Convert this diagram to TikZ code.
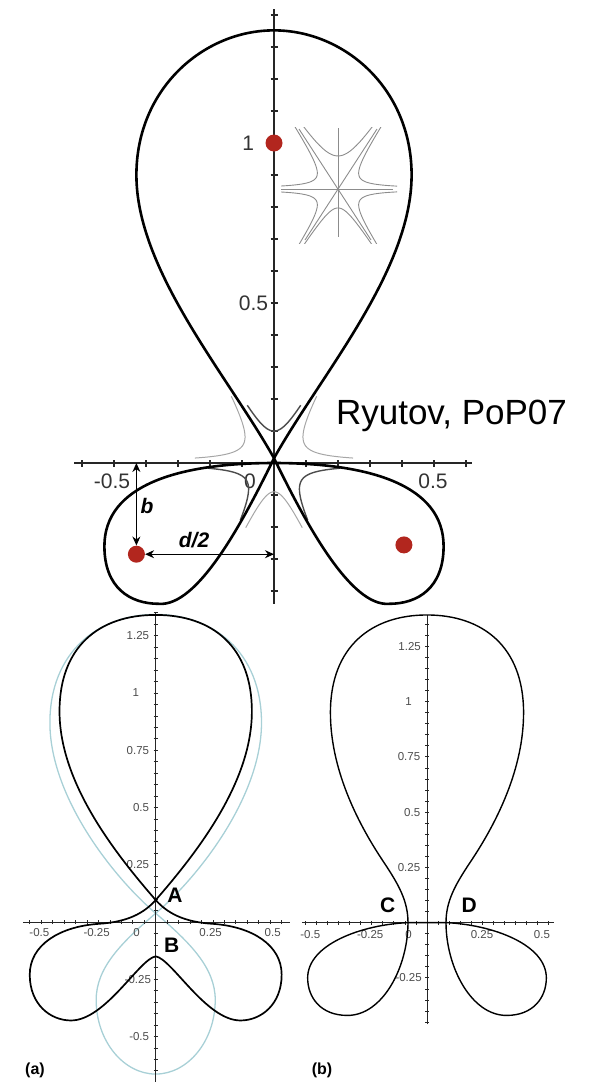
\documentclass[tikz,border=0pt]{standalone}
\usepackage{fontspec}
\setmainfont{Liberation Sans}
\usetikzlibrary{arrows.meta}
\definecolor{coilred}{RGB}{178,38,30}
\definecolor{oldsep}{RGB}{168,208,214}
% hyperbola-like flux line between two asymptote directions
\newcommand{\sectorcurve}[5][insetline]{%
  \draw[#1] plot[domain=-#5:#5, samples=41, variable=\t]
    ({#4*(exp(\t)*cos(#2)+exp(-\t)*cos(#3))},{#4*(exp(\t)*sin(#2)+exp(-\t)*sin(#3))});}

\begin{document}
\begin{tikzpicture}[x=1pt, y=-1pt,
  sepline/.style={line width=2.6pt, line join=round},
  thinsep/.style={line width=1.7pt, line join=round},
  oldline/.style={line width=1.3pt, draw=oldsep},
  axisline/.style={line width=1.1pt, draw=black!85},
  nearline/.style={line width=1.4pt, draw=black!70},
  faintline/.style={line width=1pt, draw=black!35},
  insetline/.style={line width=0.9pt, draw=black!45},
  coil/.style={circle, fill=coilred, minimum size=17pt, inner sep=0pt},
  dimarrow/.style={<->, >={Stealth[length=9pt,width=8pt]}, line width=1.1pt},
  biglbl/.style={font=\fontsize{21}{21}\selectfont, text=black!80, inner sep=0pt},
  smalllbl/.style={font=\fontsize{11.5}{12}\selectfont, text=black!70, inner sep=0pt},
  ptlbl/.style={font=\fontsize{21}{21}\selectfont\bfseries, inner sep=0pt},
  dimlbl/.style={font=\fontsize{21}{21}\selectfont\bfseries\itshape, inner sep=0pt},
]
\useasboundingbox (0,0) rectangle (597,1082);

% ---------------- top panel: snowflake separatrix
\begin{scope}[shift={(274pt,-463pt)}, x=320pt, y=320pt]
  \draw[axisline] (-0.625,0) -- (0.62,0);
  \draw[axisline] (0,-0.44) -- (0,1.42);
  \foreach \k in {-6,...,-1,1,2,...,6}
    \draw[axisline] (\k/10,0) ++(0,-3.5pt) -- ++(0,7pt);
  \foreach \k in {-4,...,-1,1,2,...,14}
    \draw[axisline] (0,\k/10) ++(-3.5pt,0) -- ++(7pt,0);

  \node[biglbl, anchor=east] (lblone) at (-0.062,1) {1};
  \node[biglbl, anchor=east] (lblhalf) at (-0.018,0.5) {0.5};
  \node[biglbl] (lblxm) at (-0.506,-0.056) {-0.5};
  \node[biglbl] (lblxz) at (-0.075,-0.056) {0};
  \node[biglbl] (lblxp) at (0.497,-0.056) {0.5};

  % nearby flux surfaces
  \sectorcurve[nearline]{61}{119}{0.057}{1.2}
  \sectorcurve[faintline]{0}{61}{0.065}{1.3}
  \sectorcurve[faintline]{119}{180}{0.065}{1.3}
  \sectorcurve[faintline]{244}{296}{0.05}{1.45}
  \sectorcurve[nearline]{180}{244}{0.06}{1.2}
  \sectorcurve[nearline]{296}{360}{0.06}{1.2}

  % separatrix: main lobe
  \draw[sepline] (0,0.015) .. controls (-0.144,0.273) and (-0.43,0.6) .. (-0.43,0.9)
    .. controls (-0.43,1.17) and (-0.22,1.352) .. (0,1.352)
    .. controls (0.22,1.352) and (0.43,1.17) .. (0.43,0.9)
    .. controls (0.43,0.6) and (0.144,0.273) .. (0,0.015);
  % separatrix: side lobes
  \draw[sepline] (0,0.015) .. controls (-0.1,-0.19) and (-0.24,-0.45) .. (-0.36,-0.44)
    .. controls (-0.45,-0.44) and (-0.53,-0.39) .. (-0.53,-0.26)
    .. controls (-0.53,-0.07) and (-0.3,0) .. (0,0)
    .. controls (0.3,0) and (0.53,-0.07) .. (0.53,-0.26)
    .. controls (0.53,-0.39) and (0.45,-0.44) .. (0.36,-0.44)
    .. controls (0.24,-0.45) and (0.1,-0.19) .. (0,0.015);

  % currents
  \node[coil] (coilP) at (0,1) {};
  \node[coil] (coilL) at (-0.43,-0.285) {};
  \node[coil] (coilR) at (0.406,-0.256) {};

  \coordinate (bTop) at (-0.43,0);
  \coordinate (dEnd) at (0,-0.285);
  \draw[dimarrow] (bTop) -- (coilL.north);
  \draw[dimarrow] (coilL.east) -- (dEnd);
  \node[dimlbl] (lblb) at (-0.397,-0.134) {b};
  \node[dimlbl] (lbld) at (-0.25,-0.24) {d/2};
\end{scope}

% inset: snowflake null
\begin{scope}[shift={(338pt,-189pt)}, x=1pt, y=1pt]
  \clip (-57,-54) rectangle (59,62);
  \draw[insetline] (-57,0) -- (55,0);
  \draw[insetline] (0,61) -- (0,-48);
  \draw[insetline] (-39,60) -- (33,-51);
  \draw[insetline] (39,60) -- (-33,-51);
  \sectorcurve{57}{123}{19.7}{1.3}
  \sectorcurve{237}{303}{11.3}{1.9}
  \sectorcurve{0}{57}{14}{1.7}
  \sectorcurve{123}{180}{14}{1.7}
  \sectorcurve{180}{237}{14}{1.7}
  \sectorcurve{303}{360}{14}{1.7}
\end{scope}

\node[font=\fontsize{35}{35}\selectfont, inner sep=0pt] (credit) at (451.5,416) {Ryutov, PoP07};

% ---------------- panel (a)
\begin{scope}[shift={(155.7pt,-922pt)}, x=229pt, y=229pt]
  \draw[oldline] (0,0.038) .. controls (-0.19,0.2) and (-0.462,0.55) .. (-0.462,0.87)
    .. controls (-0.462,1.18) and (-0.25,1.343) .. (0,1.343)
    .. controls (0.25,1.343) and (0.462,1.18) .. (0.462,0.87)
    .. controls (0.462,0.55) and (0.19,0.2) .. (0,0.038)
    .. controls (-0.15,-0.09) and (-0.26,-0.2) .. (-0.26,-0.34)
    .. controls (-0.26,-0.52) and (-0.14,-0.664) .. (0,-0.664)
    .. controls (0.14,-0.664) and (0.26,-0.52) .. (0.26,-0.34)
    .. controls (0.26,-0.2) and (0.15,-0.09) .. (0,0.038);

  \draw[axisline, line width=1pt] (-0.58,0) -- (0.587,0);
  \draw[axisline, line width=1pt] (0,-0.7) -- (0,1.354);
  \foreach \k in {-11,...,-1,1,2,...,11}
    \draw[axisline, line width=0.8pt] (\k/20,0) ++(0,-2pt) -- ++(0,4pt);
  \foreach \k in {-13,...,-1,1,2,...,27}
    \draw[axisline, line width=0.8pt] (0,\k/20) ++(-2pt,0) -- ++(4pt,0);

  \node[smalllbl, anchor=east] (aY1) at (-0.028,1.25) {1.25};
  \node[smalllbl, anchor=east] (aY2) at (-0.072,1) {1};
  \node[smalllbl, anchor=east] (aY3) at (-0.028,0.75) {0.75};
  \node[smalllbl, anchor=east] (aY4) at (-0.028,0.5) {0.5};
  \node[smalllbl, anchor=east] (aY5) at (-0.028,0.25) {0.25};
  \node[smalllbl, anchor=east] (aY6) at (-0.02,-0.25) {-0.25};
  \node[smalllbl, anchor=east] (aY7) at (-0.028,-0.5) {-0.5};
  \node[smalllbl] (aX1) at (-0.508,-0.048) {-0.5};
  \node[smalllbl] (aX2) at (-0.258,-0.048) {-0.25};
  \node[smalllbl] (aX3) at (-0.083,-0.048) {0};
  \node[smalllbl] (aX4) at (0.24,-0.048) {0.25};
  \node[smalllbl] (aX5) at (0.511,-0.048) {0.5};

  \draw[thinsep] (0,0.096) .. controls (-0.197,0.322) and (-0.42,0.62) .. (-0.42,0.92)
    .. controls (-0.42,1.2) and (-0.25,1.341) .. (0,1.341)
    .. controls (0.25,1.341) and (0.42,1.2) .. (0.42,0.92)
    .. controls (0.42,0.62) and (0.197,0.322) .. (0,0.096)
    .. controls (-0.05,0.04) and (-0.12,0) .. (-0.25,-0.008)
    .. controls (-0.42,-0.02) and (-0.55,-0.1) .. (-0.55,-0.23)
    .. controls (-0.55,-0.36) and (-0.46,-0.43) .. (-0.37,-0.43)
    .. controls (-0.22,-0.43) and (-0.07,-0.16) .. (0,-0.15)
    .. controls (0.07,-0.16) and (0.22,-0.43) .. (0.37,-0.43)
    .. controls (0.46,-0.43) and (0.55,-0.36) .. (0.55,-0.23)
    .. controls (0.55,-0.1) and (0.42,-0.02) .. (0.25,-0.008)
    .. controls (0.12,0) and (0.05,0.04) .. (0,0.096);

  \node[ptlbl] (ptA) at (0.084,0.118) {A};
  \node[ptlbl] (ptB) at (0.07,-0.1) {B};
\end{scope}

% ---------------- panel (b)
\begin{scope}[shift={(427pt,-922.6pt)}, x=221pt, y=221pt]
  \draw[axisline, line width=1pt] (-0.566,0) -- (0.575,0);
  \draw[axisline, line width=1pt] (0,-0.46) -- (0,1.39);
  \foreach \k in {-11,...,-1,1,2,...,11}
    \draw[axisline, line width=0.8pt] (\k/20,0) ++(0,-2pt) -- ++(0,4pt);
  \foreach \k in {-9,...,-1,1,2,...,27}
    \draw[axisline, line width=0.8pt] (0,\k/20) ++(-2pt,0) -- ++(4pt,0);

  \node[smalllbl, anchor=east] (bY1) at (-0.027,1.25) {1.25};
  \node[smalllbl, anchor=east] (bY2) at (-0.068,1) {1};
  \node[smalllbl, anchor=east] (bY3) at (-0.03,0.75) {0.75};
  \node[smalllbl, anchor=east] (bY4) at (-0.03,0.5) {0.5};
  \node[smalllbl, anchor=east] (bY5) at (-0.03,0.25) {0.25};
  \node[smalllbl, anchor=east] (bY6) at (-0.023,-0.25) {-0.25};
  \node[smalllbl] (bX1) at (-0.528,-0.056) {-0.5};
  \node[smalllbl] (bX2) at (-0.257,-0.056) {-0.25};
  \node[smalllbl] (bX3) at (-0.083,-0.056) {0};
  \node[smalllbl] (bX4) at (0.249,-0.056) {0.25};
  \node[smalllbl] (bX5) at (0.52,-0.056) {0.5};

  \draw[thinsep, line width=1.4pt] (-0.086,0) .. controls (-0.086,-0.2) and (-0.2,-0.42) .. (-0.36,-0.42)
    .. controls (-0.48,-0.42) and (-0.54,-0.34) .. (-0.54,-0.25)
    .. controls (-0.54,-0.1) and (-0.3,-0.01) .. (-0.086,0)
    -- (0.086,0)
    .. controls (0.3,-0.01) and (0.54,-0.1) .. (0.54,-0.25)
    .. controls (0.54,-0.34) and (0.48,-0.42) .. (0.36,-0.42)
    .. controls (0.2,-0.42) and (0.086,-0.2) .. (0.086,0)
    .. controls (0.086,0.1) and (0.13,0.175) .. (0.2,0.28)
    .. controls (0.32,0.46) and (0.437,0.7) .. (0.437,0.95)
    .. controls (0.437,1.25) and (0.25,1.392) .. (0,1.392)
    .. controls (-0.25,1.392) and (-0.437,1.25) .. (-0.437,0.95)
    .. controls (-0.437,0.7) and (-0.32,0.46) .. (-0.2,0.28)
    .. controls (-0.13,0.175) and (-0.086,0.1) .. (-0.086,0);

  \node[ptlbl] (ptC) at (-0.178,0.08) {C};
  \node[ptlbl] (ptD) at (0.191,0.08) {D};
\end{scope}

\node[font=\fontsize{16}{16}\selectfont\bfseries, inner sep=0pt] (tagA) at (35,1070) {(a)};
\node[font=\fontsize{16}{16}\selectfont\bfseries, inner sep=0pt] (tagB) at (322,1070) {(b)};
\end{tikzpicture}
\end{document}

--

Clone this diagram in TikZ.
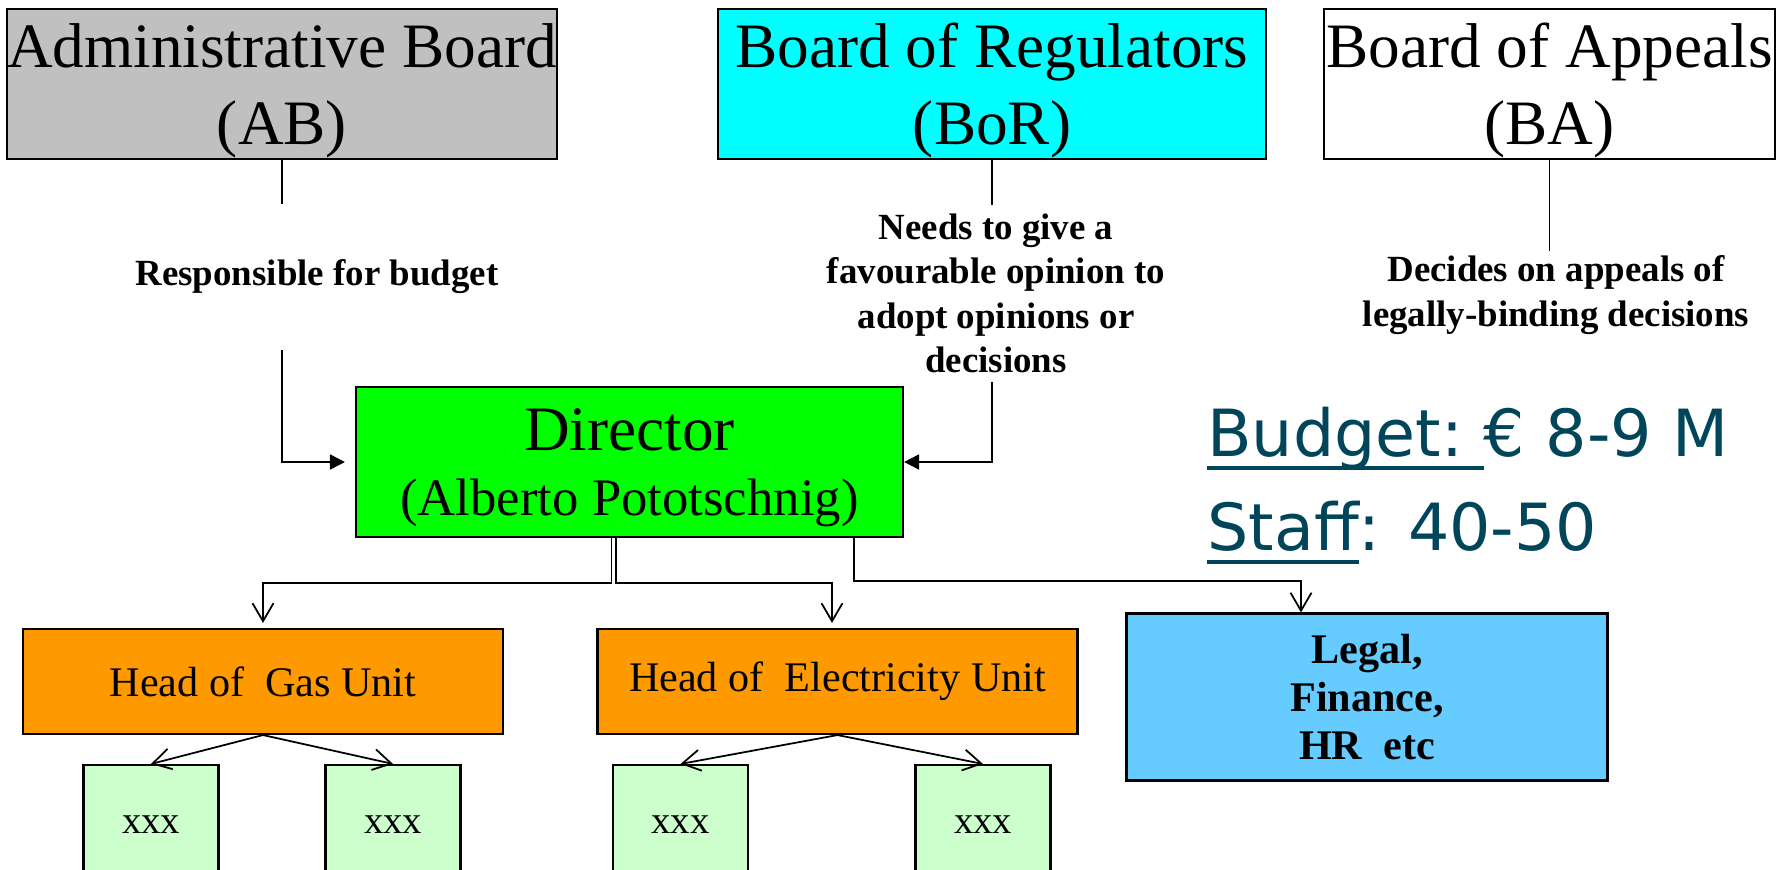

### Given instruction:
Look above for the line with "Convert this diagram to TikZ code."; quote it and every line after it, stopping after the line with "(lblxp) at (0.497,-0.056)", exactly, with nothing added and without pictures.

### Answer to this problem:
Convert this diagram to TikZ code.
\documentclass[tikz,border=0pt]{standalone}
\usepackage{fontspec}
\setmainfont{Liberation Sans}
\usetikzlibrary{arrows.meta}
\definecolor{coilred}{RGB}{178,38,30}
\definecolor{oldsep}{RGB}{168,208,214}
% hyperbola-like flux line between two asymptote directions
\newcommand{\sectorcurve}[5][insetline]{%
  \draw[#1] plot[domain=-#5:#5, samples=41, variable=\t]
    ({#4*(exp(\t)*cos(#2)+exp(-\t)*cos(#3))},{#4*(exp(\t)*sin(#2)+exp(-\t)*sin(#3))});}

\begin{document}
\begin{tikzpicture}[x=1pt, y=-1pt,
  sepline/.style={line width=2.6pt, line join=round},
  thinsep/.style={line width=1.7pt, line join=round},
  oldline/.style={line width=1.3pt, draw=oldsep},
  axisline/.style={line width=1.1pt, draw=black!85},
  nearline/.style={line width=1.4pt, draw=black!70},
  faintline/.style={line width=1pt, draw=black!35},
  insetline/.style={line width=0.9pt, draw=black!45},
  coil/.style={circle, fill=coilred, minimum size=17pt, inner sep=0pt},
  dimarrow/.style={<->, >={Stealth[length=9pt,width=8pt]}, line width=1.1pt},
  biglbl/.style={font=\fontsize{21}{21}\selectfont, text=black!80, inner sep=0pt},
  smalllbl/.style={font=\fontsize{11.5}{12}\selectfont, text=black!70, inner sep=0pt},
  ptlbl/.style={font=\fontsize{21}{21}\selectfont\bfseries, inner sep=0pt},
  dimlbl/.style={font=\fontsize{21}{21}\selectfont\bfseries\itshape, inner sep=0pt},
]
\useasboundingbox (0,0) rectangle (597,1082);

% ---------------- top panel: snowflake separatrix
\begin{scope}[shift={(274pt,-463pt)}, x=320pt, y=320pt]
  \draw[axisline] (-0.625,0) -- (0.62,0);
  \draw[axisline] (0,-0.44) -- (0,1.42);
  \foreach \k in {-6,...,-1,1,2,...,6}
    \draw[axisline] (\k/10,0) ++(0,-3.5pt) -- ++(0,7pt);
  \foreach \k in {-4,...,-1,1,2,...,14}
    \draw[axisline] (0,\k/10) ++(-3.5pt,0) -- ++(7pt,0);

  \node[biglbl, anchor=east] (lblone) at (-0.062,1) {1};
  \node[biglbl, anchor=east] (lblhalf) at (-0.018,0.5) {0.5};
  \node[biglbl] (lblxm) at (-0.506,-0.056) {-0.5};
  \node[biglbl] (lblxz) at (-0.075,-0.056) {0};
  \node[biglbl] (lblxp) at (0.497,-0.056) {0.5};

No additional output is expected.